▶ [EXERCISE REQUIREMENTS] Restate the data exactly as given and keep the pictures out.
'''
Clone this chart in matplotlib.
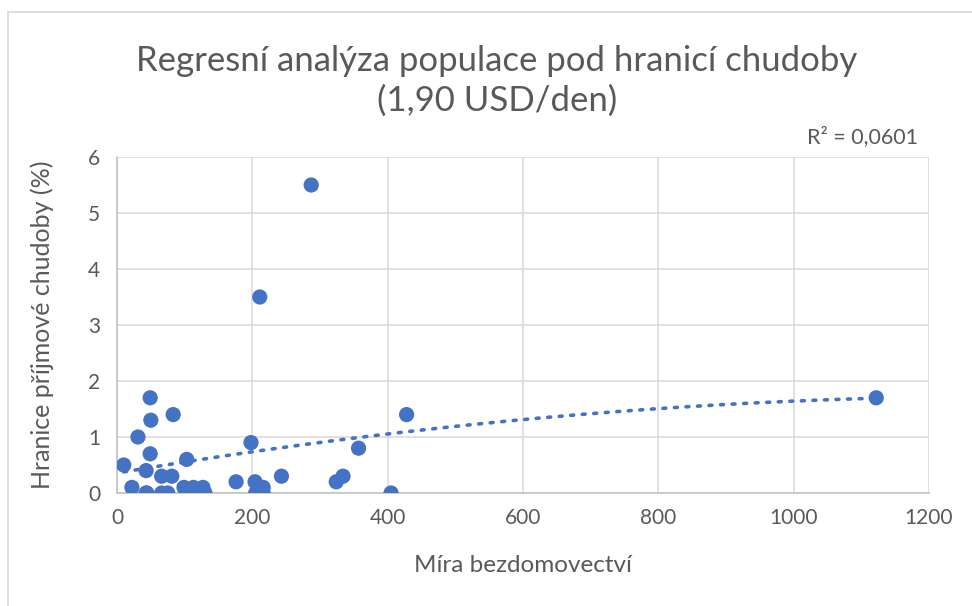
import numpy as np
import matplotlib
matplotlib.use("Agg")
import matplotlib.pyplot as plt
from matplotlib.lines import Line2D

# data
homelessness = [10, 22, 31, 43, 43, 49, 50, 49, 83, 66, 81, 103,
                44, 66, 75, 99, 113, 127, 130, 176, 198, 204, 216, 216,
                205, 211, 243, 324, 334, 357, 405, 428, 1122, 287, 211]
poverty = [0.5, 0.1, 1.0, 0.4, 0.0, 1.7, 1.3, 0.7, 1.4, 0.3, 0.3, 0.6,
           0.0, 0.0, 0.0, 0.1, 0.1, 0.1, 0.0, 0.2, 0.9, 0.2, 0.1, 0.0,
           0.0, 0.0, 0.3, 0.2, 0.3, 0.8, 0.0, 1.4, 1.7, 5.5, 3.5]
x_ticks = [0, 200, 400, 600, 800, 1000, 1200]
y_ticks = [0, 1, 2, 3, 4, 5, 6]
title = "Regresní analýza populace pod hranicí chudoby\n(1,90 USD/den)"
x_label = "Míra bezdomovectví"
y_label = "Hranice příjmové chudoby (%)"
r2_label = "R² = 0,0601"

plt.rcParams['font.family'] = ['Lato', 'DejaVu Sans']
TXT = '#595959'
BLUE = '#4472C4'

fig = plt.figure(figsize=(9.72, 6.06), dpi=100)
ax = fig.add_axes([117/972, 1-493/606, (929-117)/972, (493-157)/606])

x = np.array(homelessness, dtype=float)
y = np.array(poverty, dtype=float)

coef = np.polyfit(x, y, 2)
xs = np.linspace(x.min(), x.max(), 300)
ax.plot(xs, np.polyval(coef, xs), linestyle=(0, (0.8, 2.4)), color=BLUE,
        linewidth=2.6, dash_capstyle='round', zorder=2)

ax.scatter(x, y, s=120, color=BLUE, edgecolors='none', zorder=3)

ax.set_xlim(0, 1200)
ax.set_ylim(0, 6)
ax.set_xticks(x_ticks)
ax.set_yticks(y_ticks)
ax.set_xticklabels([str(v) for v in x_ticks])
ax.set_yticklabels([str(v) for v in y_ticks])
ax.tick_params(axis='both', length=0, labelsize=15, colors=TXT)
ax.tick_params(axis='x', pad=11)
ax.tick_params(axis='y', pad=12)
ax.grid(True, color='#D9D9D9', linewidth=1.1)
ax.set_axisbelow(True)
for s in ['top', 'right']:
    ax.spines[s].set_visible(False)
ax.spines['left'].set_color('#BFBFBF')
ax.spines['bottom'].set_color('#BFBFBF')
ax.spines['left'].set_linewidth(1.1)
ax.spines['bottom'].set_linewidth(1.1)

fig.text(497/972, 1-81/606, title, ha='center', va='center', fontsize=25,
         color=TXT, linespacing=1.32)
fig.text(523/972, 1-565/606, x_label, ha='center', va='center', fontsize=17.5, color=TXT)
fig.text(42/972, 1-325/606, y_label, ha='center', va='center', fontsize=18,
         color=TXT, rotation=90)
fig.text(918/972, 1-137/606, r2_label, ha='right', va='center', fontsize=15.5, color=TXT)

# outer chart frame
fig.add_artist(Line2D([8/972, 1], [1-12/606, 1-12/606], color='#D9D9D9', linewidth=1.2,
                      transform=fig.transFigure))
fig.add_artist(Line2D([8/972, 8/972], [0, 1-12/606], color='#D9D9D9', linewidth=1.2,
                      transform=fig.transFigure))

fig.savefig('out.png', dpi=100, facecolor='white')
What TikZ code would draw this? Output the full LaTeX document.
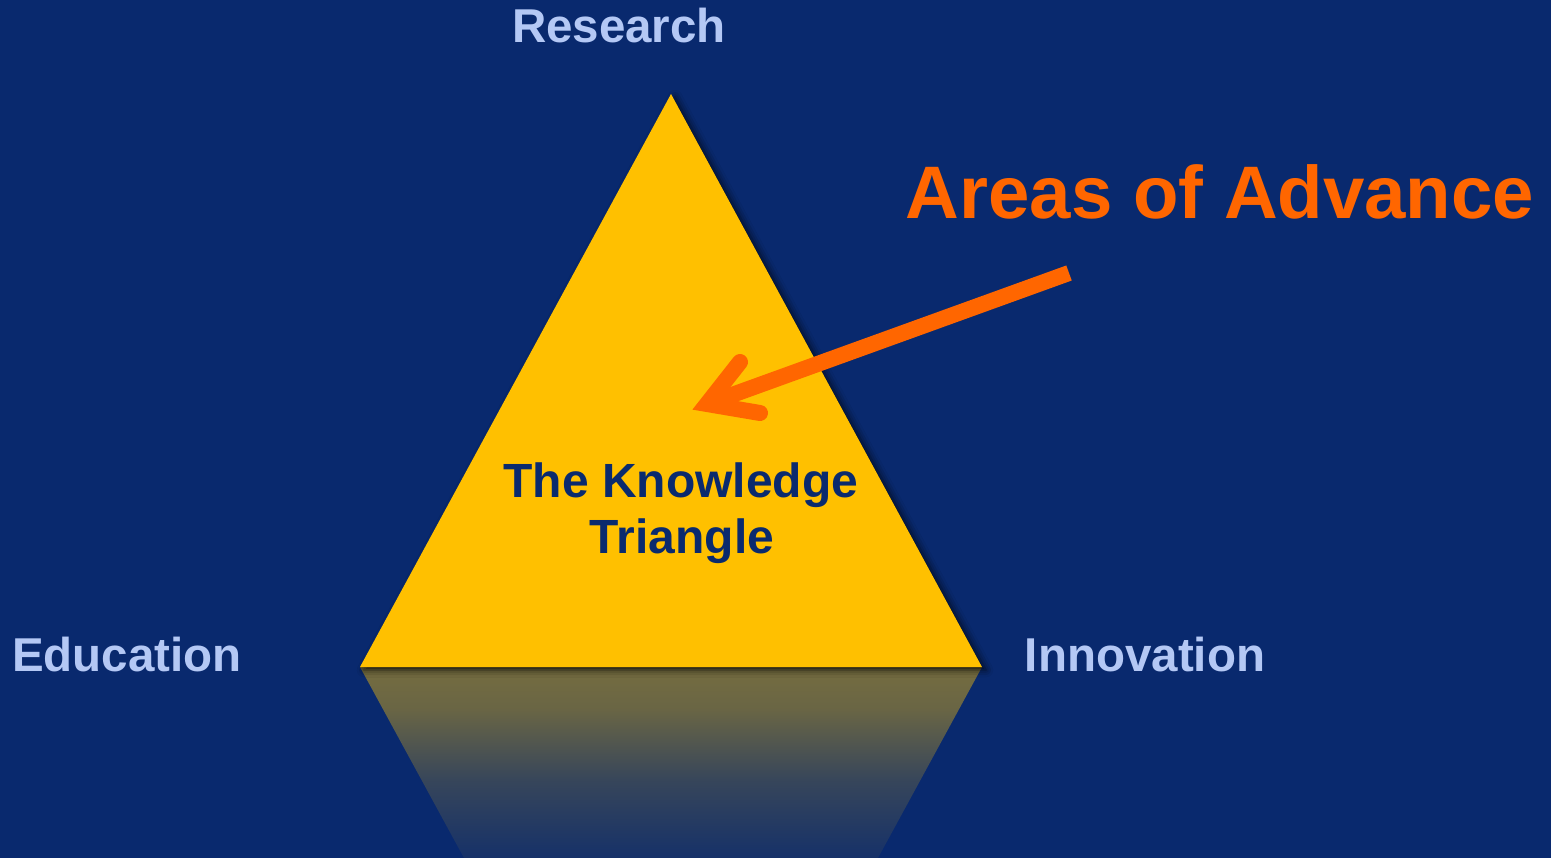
\documentclass[tikz,border=0pt]{standalone}
\usepackage{fontspec}
\setmainfont{Liberation Sans}
\usetikzlibrary{shadows.blur}

\definecolor{bg}{RGB}{9,41,110}
\definecolor{gold}{RGB}{255,192,0}
\definecolor{sky}{RGB}{180,200,245}
\definecolor{flame}{RGB}{255,102,0}
\definecolor{ink}{RGB}{10,42,110}
\definecolor{olive}{RGB}{116,108,64}

% fading mirror image below the triangle (0bp = bottom)
\pgfdeclareverticalshading{mirror}{100bp}{%
  color(0bp)=(bg); color(25bp)=(bg!88!olive); color(45bp)=(olive!42!bg);
  color(64bp)=(olive!90!bg); color(74bp)=(olive); color(75bp)=(olive!75!black); color(100bp)=(olive!75!black)}

\tikzset{
  label/.style={text=sky, font=\fontsize{47.5}{52}\selectfont\bfseries, anchor=base, inner sep=0pt},
  inner/.style={text=ink, font=\fontsize{48}{56}\selectfont\bfseries, anchor=base, inner sep=0pt},
  headline/.style={text=flame, font=\fontsize{74.4}{80}\selectfont\bfseries, anchor=base, inner sep=0pt},
  pointer/.style={draw=flame, line width=16pt},
}

\begin{document}
\begin{tikzpicture}[x=1pt, y=-1pt]
  \useasboundingbox (0,0) rectangle (1551,858);
  \fill[bg] (0,0) rectangle (1551,858);

  % corners of the triangle
  \coordinate (apex) at (671,94);
  \coordinate (bl) at (360,667);
  \coordinate (br) at (982,667);

  % reflection
  \shade[shading=mirror] (bl) -- (br) -- (878,858) -- (464,858) -- cycle;

  % the knowledge triangle
  \fill[gold, blur shadow={shadow xshift=4pt, shadow yshift=-3pt,
        shadow blur radius=7pt, shadow opacity=70}]
    (apex) -- (br) -- (bl) -- cycle;

  % labels at the corners
  \node[label] (research)   at (619,43)  {Research};
  \node[label] (education)  at (127,671) {Education};
  \node[label] (innovation) at (1145,671) {Innovation};

  % text inside the triangle
  \node[inner] (kt1) at (681,497) {The Knowledge};
  \node[inner] (kt2) at (682,553) {Triangle};

  % headline
  \node[headline] (areas) at (1220,219) {Areas of Advance};

  % pointer arrow
  \coordinate (tail) at (1069,273);
  \coordinate (vertex) at (707,404);
  \coordinate (armup) at (740,362);
  \coordinate (armdown) at (760,413);
  \draw[pointer, line cap=butt] (tail) -- (vertex);
  \draw[pointer, line cap=round, line join=miter] (armup) -- (vertex) -- (armdown);
\end{tikzpicture}
\end{document}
'''
▶ [WRITTEN REPLY]
Clone this chart in matplotlib.
import numpy as np
import matplotlib
matplotlib.use("Agg")
import matplotlib.pyplot as plt
from matplotlib.lines import Line2D

# data
homelessness = [10, 22, 31, 43, 43, 49, 50, 49, 83, 66, 81, 103,
                44, 66, 75, 99, 113, 127, 130, 176, 198, 204, 216, 216,
                205, 211, 243, 324, 334, 357, 405, 428, 1122, 287, 211]
poverty = [0.5, 0.1, 1.0, 0.4, 0.0, 1.7, 1.3, 0.7, 1.4, 0.3, 0.3, 0.6,
           0.0, 0.0, 0.0, 0.1, 0.1, 0.1, 0.0, 0.2, 0.9, 0.2, 0.1, 0.0,
           0.0, 0.0, 0.3, 0.2, 0.3, 0.8, 0.0, 1.4, 1.7, 5.5, 3.5]
x_ticks = [0, 200, 400, 600, 800, 1000, 1200]
y_ticks = [0, 1, 2, 3, 4, 5, 6]
title = "Regresní analýza populace pod hranicí chudoby\n(1,90 USD/den)"
x_label = "Míra bezdomovectví"
y_label = "Hranice příjmové chudoby (%)"
r2_label = "R² = 0,0601"

plt.rcParams['font.family'] = ['Lato', 'DejaVu Sans']
TXT = '#595959'
BLUE = '#4472C4'

fig = plt.figure(figsize=(9.72, 6.06), dpi=100)
ax = fig.add_axes([117/972, 1-493/606, (929-117)/972, (493-157)/606])

x = np.array(homelessness, dtype=float)
y = np.array(poverty, dtype=float)

coef = np.polyfit(x, y, 2)
xs = np.linspace(x.min(), x.max(), 300)
ax.plot(xs, np.polyval(coef, xs), linestyle=(0, (0.8, 2.4)), color=BLUE,
        linewidth=2.6, dash_capstyle='round', zorder=2)

ax.scatter(x, y, s=120, color=BLUE, edgecolors='none', zorder=3)

ax.set_xlim(0, 1200)
ax.set_ylim(0, 6)
ax.set_xticks(x_ticks)
ax.set_yticks(y_ticks)
ax.set_xticklabels([str(v) for v in x_ticks])
ax.set_yticklabels([str(v) for v in y_ticks])
ax.tick_params(axis='both', length=0, labelsize=15, colors=TXT)
ax.tick_params(axis='x', pad=11)
ax.tick_params(axis='y', pad=12)
ax.grid(True, color='#D9D9D9', linewidth=1.1)
ax.set_axisbelow(True)
for s in ['top', 'right']:
    ax.spines[s].set_visible(False)
ax.spines['left'].set_color('#BFBFBF')
ax.spines['bottom'].set_color('#BFBFBF')
ax.spines['left'].set_linewidth(1.1)
ax.spines['bottom'].set_linewidth(1.1)

fig.text(497/972, 1-81/606, title, ha='center', va='center', fontsize=25,
         color=TXT, linespacing=1.32)
fig.text(523/972, 1-565/606, x_label, ha='center', va='center', fontsize=17.5, color=TXT)
fig.text(42/972, 1-325/606, y_label, ha='center', va='center', fontsize=18,
         color=TXT, rotation=90)
fig.text(918/972, 1-137/606, r2_label, ha='right', va='center', fontsize=15.5, color=TXT)

# outer chart frame
fig.add_artist(Line2D([8/972, 1], [1-12/606, 1-12/606], color='#D9D9D9', linewidth=1.2,
                      transform=fig.transFigure))
fig.add_artist(Line2D([8/972, 8/972], [0, 1-12/606], color='#D9D9D9', linewidth=1.2,
                      transform=fig.transFigure))

fig.savefig('out.png', dpi=100, facecolor='white')
What TikZ code would draw this? Output the full LaTeX document.
\documentclass[tikz,border=0pt]{standalone}
\usepackage{fontspec}
\setmainfont{Liberation Sans}
\usetikzlibrary{shadows.blur}

\definecolor{bg}{RGB}{9,41,110}
\definecolor{gold}{RGB}{255,192,0}
\definecolor{sky}{RGB}{180,200,245}
\definecolor{flame}{RGB}{255,102,0}
\definecolor{ink}{RGB}{10,42,110}
\definecolor{olive}{RGB}{116,108,64}

% fading mirror image below the triangle (0bp = bottom)
\pgfdeclareverticalshading{mirror}{100bp}{%
  color(0bp)=(bg); color(25bp)=(bg!88!olive); color(45bp)=(olive!42!bg);
  color(64bp)=(olive!90!bg); color(74bp)=(olive); color(75bp)=(olive!75!black); color(100bp)=(olive!75!black)}

\tikzset{
  label/.style={text=sky, font=\fontsize{47.5}{52}\selectfont\bfseries, anchor=base, inner sep=0pt},
  inner/.style={text=ink, font=\fontsize{48}{56}\selectfont\bfseries, anchor=base, inner sep=0pt},
  headline/.style={text=flame, font=\fontsize{74.4}{80}\selectfont\bfseries, anchor=base, inner sep=0pt},
  pointer/.style={draw=flame, line width=16pt},
}

\begin{document}
\begin{tikzpicture}[x=1pt, y=-1pt]
  \useasboundingbox (0,0) rectangle (1551,858);
  \fill[bg] (0,0) rectangle (1551,858);

  % corners of the triangle
  \coordinate (apex) at (671,94);
  \coordinate (bl) at (360,667);
  \coordinate (br) at (982,667);

  % reflection
  \shade[shading=mirror] (bl) -- (br) -- (878,858) -- (464,858) -- cycle;

  % the knowledge triangle
  \fill[gold, blur shadow={shadow xshift=4pt, shadow yshift=-3pt,
        shadow blur radius=7pt, shadow opacity=70}]
    (apex) -- (br) -- (bl) -- cycle;

  % labels at the corners
  \node[label] (research)   at (619,43)  {Research};
  \node[label] (education)  at (127,671) {Education};
  \node[label] (innovation) at (1145,671) {Innovation};

  % text inside the triangle
  \node[inner] (kt1) at (681,497) {The Knowledge};
  \node[inner] (kt2) at (682,553) {Triangle};

  % headline
  \node[headline] (areas) at (1220,219) {Areas of Advance};

  % pointer arrow
  \coordinate (tail) at (1069,273);
  \coordinate (vertex) at (707,404);
  \coordinate (armup) at (740,362);
  \coordinate (armdown) at (760,413);
  \draw[pointer, line cap=butt] (tail) -- (vertex);
  \draw[pointer, line cap=round, line join=miter] (armup) -- (vertex) -- (armdown);
\end{tikzpicture}
\end{document}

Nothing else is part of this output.